Overview
A large-scale migration of a legacy C-based system to a modern Java/Spring platform within a German public sector context. The system handles security-critical operations, making a big-bang rewrite infeasible. Instead, we applied the Strangler Fig pattern to incrementally replace C components with Java services while maintaining full operational continuity.
Approach
- Strangler Fig Pattern: New functionality is built exclusively in Java/Spring. Existing C modules are progressively wrapped behind a facade layer and replaced as their interfaces stabilize.
- Dual-stack operation: Both C and Java components run concurrently during transition, with a routing layer directing traffic to the appropriate implementation.
- Contract testing: Comprehensive contract tests ensure behavioral equivalence between legacy C modules and their Java replacements before cutover.
- Zero-downtime migration: Each module is migrated independently with feature flags controlling traffic routing, enabling rollback at any point.
Challenges
- Behavioral parity: The legacy C code had undocumented edge cases baked into years of production behavior. Extracting and codifying these into test suites was a significant effort.

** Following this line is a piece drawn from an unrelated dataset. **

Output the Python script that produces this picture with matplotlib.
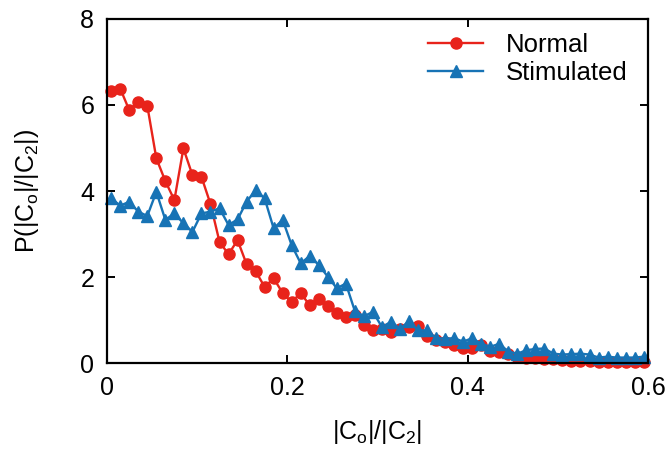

- Security constraints: The public sector context imposed strict requirements on deployment pipelines, network boundaries, and change management processes.
- Team upskilling: Supporting the team’s transition from C expertise to Java/Spring proficiency while maintaining delivery velocity.
Outcome
The migration is progressing on schedule with multiple modules successfully migrated to Java. The strangler fig approach has proven effective in managing risk while maintaining continuous delivery.